[Provided data start]
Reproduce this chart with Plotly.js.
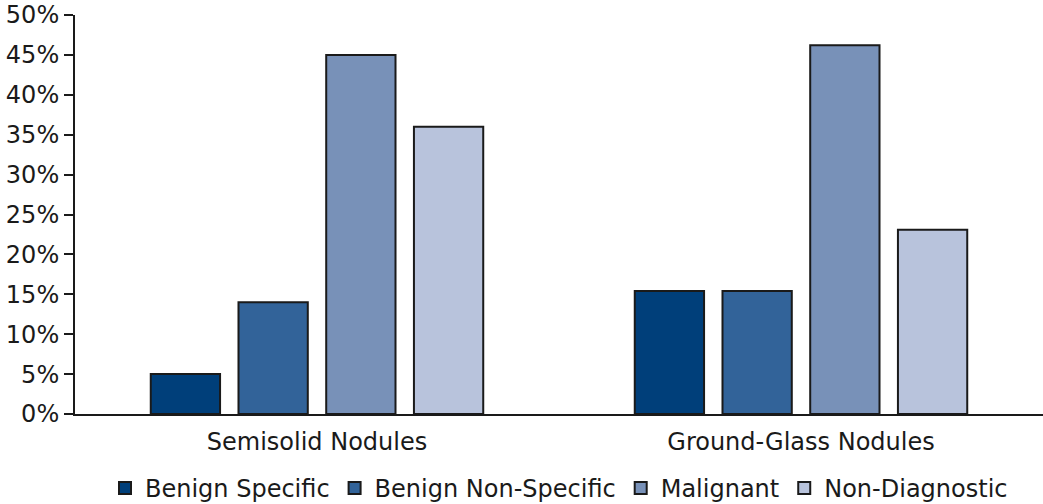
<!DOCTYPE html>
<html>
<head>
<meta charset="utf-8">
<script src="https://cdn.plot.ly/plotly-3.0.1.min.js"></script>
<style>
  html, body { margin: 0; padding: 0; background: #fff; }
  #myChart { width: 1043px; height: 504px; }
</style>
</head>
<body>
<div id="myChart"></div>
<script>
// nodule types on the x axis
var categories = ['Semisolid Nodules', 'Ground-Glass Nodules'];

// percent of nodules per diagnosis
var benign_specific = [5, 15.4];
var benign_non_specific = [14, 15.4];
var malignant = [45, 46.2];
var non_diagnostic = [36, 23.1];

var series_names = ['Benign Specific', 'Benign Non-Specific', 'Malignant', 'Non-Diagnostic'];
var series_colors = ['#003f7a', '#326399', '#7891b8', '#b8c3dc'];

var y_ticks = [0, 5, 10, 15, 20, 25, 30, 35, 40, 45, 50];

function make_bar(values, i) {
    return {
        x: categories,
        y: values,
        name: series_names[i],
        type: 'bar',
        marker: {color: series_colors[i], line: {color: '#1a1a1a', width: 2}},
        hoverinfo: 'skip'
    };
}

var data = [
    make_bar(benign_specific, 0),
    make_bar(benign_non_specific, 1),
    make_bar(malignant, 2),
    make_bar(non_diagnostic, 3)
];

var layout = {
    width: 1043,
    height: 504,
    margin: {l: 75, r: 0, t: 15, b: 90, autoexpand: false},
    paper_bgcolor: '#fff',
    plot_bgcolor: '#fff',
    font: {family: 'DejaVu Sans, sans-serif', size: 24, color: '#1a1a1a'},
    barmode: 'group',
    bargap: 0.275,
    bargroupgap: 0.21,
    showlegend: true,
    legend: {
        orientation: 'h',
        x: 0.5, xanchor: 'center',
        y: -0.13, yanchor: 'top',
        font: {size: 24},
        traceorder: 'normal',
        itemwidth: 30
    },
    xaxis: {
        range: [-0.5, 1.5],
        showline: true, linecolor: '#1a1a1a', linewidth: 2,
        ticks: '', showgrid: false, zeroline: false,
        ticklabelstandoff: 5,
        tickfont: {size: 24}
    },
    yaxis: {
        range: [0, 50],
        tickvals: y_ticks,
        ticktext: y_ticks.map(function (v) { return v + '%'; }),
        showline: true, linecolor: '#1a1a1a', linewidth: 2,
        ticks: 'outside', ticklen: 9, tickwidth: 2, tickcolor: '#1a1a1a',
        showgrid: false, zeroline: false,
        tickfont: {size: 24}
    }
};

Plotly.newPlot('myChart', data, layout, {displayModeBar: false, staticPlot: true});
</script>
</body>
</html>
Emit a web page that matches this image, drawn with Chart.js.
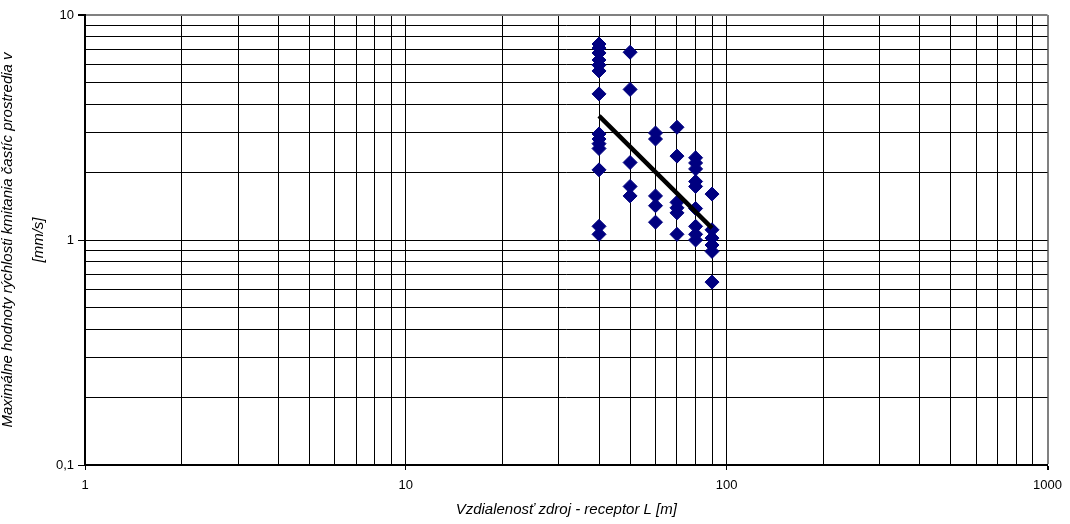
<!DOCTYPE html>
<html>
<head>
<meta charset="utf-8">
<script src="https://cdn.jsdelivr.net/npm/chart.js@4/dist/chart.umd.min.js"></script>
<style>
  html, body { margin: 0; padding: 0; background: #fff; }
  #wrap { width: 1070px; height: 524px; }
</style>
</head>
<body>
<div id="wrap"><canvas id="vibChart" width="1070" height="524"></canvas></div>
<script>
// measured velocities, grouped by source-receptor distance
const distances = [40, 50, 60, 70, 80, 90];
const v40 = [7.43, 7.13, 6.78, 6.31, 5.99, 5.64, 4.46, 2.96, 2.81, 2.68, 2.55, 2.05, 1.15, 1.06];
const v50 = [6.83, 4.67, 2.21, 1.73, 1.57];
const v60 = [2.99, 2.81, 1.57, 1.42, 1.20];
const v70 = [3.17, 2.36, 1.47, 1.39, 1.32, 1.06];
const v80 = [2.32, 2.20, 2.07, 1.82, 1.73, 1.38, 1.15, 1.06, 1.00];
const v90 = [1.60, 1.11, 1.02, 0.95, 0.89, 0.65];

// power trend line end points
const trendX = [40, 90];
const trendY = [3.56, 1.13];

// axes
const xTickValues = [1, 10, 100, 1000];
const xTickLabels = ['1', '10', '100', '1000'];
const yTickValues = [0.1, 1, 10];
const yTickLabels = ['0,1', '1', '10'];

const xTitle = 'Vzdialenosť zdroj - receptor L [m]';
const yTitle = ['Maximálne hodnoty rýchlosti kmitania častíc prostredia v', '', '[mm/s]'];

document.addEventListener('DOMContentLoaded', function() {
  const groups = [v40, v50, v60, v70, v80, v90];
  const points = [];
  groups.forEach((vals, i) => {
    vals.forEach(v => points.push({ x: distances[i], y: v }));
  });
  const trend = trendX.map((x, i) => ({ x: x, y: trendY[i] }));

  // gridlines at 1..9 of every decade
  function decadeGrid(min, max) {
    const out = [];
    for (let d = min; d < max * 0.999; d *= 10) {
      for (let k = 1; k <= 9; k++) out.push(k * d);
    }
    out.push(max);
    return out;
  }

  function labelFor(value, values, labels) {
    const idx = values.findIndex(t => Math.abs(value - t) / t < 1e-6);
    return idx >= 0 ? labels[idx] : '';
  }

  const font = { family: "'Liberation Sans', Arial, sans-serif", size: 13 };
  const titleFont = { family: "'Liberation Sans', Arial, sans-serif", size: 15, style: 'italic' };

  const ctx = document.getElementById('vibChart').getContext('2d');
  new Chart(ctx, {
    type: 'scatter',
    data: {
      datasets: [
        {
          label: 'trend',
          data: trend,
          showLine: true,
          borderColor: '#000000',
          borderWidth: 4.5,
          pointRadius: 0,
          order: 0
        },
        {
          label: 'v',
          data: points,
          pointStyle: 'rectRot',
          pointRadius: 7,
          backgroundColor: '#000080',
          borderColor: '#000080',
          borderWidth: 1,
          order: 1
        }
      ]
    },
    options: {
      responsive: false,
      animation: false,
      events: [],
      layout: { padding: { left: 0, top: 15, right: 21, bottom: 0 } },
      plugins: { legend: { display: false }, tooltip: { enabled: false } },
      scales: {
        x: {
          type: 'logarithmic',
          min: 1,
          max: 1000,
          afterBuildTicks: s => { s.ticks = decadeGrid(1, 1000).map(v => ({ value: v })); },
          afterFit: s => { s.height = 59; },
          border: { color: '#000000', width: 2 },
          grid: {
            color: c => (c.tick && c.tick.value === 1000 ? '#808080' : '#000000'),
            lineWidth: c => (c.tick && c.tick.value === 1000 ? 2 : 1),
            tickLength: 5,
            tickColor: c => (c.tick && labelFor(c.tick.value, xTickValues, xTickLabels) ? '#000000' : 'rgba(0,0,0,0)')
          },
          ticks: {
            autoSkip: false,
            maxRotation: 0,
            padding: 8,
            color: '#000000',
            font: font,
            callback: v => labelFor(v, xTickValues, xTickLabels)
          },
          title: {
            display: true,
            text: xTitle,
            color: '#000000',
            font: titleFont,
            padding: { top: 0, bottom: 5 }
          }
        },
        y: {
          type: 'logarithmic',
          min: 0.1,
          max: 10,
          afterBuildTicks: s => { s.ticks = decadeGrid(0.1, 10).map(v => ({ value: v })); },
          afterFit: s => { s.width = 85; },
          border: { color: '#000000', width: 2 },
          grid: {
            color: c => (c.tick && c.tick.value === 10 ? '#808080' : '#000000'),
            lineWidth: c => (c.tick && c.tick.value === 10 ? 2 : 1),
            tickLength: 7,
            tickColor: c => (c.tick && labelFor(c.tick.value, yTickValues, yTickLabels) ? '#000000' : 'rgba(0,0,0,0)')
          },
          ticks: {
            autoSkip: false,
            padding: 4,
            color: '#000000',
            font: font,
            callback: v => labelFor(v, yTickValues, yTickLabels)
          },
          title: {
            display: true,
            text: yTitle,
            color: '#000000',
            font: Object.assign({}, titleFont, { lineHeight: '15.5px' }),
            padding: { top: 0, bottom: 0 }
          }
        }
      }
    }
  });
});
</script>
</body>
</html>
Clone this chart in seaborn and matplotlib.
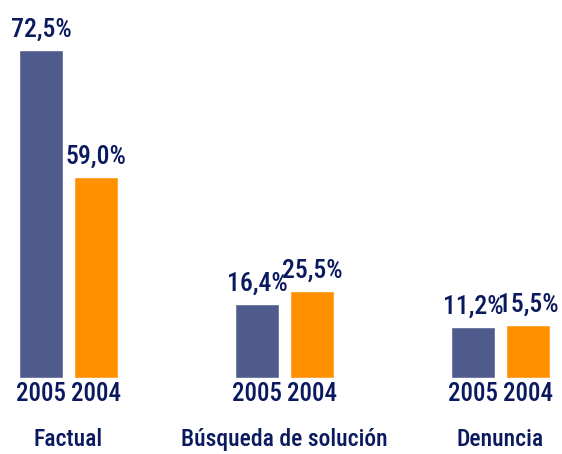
[Provided data end]
■ **Problem description**
The answer is a single number: how many lines include the word "this"?

■ **Output below**
3